> _Job_
Write out the entire listing below exactly, with the pictures left out.
^^^^
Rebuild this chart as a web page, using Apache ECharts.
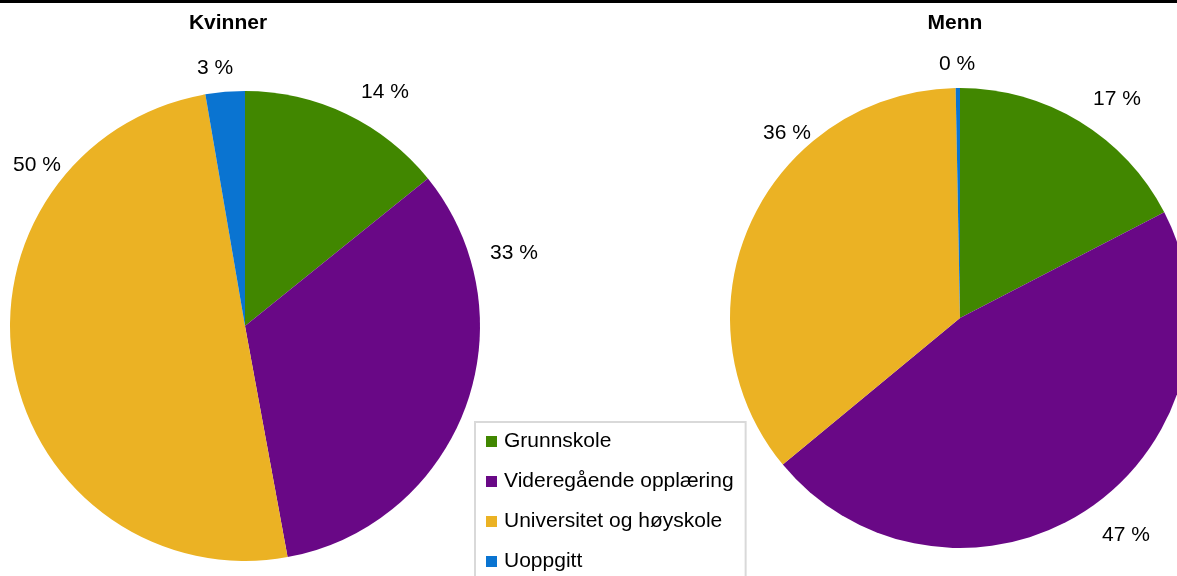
<!DOCTYPE html>
<html>
<head>
<meta charset="utf-8">
<script src="https://cdn.jsdelivr.net/npm/echarts@6/dist/echarts.min.js"></script>
<style>
	html, body { margin: 0; padding: 0; background: #fff; }
	#chart { width: 1177px; height: 576px; }
</style>
</head>
<body>
<div id="chart"></div>
<script>
	// kategorier og verdier (prosent)
	var categories = ["Grunnskole", "Videregående opplæring", "Universitet og høyskole", "Uoppgitt"];
	var kvinner = [14.2, 32.9, 50.2, 2.7];
	var menn = [17.4, 46.6, 35.7, 0.3];
	var colors = ["#418700", "#690886", "#ebb224", "#0a74d1"];

	// etikettplassering (senter av teksten), som i originalen
	var labelPos = [
		[[385, 92], [514, 253], [37, 165], [215, 68]],
		[[1117, 99], [1126, 535], [787, 133], [957, 64]]
	];

	var font = "'Liberation Sans', Arial, sans-serif";

	function toData(values) {
		return values.map(function(v, i) {
			return { name: categories[i], value: v };
		});
	}

	function pieSeries(name, values, center, radius) {
		return {
			type: "pie",
			name: name,
			center: center,
			radius: radius,
			startAngle: 90,
			clockwise: true,
			silent: true,
			avoidLabelOverlap: false,
			emphasis: { disabled: true },
			itemStyle: { borderWidth: 0 },
			label: {
				show: true,
				position: "outside",
				fontSize: 21,
				fontFamily: font,
				color: "#000",
				formatter: function(p) {
					return Math.round(p.percent) + " %";
				}
			},
			labelLine: { show: false },
			labelLayout: function(params) {
				var pos = labelPos[params.seriesIndex][params.dataIndex];
				return { x: pos[0], y: pos[1], align: "center", verticalAlign: "middle" };
			},
			data: toData(values)
		};
	}

	var chart = echarts.init(document.getElementById("chart"));
	chart.setOption({
		animation: false,
		color: colors,
		textStyle: { fontFamily: font },
		title: [{
			text: "Kvinner",
			left: 228,
			top: 13,
			padding: 0,
			textAlign: "center",
			textStyle: { fontSize: 21, fontWeight: "bold", color: "#000", fontFamily: font }
		}, {
			text: "Menn",
			left: 955,
			top: 13,
			padding: 0,
			textAlign: "center",
			textStyle: { fontSize: 21, fontWeight: "bold", color: "#000", fontFamily: font }
		}],
		legend: {
			orient: "vertical",
			left: 475,
			top: 422,
			height: 300,
			icon: "rect",
			itemWidth: 11,
			itemHeight: 11,
			itemGap: 19,
			padding: [9, 12, 9, 11],
			borderColor: "#d9d9d9",
			borderWidth: 2,
			selectedMode: false,
			textStyle: { fontSize: 21, color: "#000", fontFamily: font, padding: [0, 0, 0, 2] },
			data: categories
		},
		graphic: [{
			type: "rect",
			left: 0,
			top: 0,
			shape: { width: 1177, height: 3 },
			style: { fill: "#000" }
		}],
		series: [
			pieSeries("Kvinner", kvinner, [245, 326], 235),
			pieSeries("Menn", menn, [960, 318], 230)
		]
	});
</script>
</body>
</html>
^^^^
> _Response to the task_
Rebuild this chart as a web page, using Apache ECharts.
<!DOCTYPE html>
<html>
<head>
<meta charset="utf-8">
<script src="https://cdn.jsdelivr.net/npm/echarts@6/dist/echarts.min.js"></script>
<style>
	html, body { margin: 0; padding: 0; background: #fff; }
	#chart { width: 1177px; height: 576px; }
</style>
</head>
<body>
<div id="chart"></div>
<script>
	// kategorier og verdier (prosent)
	var categories = ["Grunnskole", "Videregående opplæring", "Universitet og høyskole", "Uoppgitt"];
	var kvinner = [14.2, 32.9, 50.2, 2.7];
	var menn = [17.4, 46.6, 35.7, 0.3];
	var colors = ["#418700", "#690886", "#ebb224", "#0a74d1"];

	// etikettplassering (senter av teksten), som i originalen
	var labelPos = [
		[[385, 92], [514, 253], [37, 165], [215, 68]],
		[[1117, 99], [1126, 535], [787, 133], [957, 64]]
	];

	var font = "'Liberation Sans', Arial, sans-serif";

	function toData(values) {
		return values.map(function(v, i) {
			return { name: categories[i], value: v };
		});
	}

	function pieSeries(name, values, center, radius) {
		return {
			type: "pie",
			name: name,
			center: center,
			radius: radius,
			startAngle: 90,
			clockwise: true,
			silent: true,
			avoidLabelOverlap: false,
			emphasis: { disabled: true },
			itemStyle: { borderWidth: 0 },
			label: {
				show: true,
				position: "outside",
				fontSize: 21,
				fontFamily: font,
				color: "#000",
				formatter: function(p) {
					return Math.round(p.percent) + " %";
				}
			},
			labelLine: { show: false },
			labelLayout: function(params) {
				var pos = labelPos[params.seriesIndex][params.dataIndex];
				return { x: pos[0], y: pos[1], align: "center", verticalAlign: "middle" };
			},
			data: toData(values)
		};
	}

	var chart = echarts.init(document.getElementById("chart"));
	chart.setOption({
		animation: false,
		color: colors,
		textStyle: { fontFamily: font },
		title: [{
			text: "Kvinner",
			left: 228,
			top: 13,
			padding: 0,
			textAlign: "center",
			textStyle: { fontSize: 21, fontWeight: "bold", color: "#000", fontFamily: font }
		}, {
			text: "Menn",
			left: 955,
			top: 13,
			padding: 0,
			textAlign: "center",
			textStyle: { fontSize: 21, fontWeight: "bold", color: "#000", fontFamily: font }
		}],
		legend: {
			orient: "vertical",
			left: 475,
			top: 422,
			height: 300,
			icon: "rect",
			itemWidth: 11,
			itemHeight: 11,
			itemGap: 19,
			padding: [9, 12, 9, 11],
			borderColor: "#d9d9d9",
			borderWidth: 2,
			selectedMode: false,
			textStyle: { fontSize: 21, color: "#000", fontFamily: font, padding: [0, 0, 0, 2] },
			data: categories
		},
		graphic: [{
			type: "rect",
			left: 0,
			top: 0,
			shape: { width: 1177, height: 3 },
			style: { fill: "#000" }
		}],
		series: [
			pieSeries("Kvinner", kvinner, [245, 326], 235),
			pieSeries("Menn", menn, [960, 318], 230)
		]
	});
</script>
</body>
</html>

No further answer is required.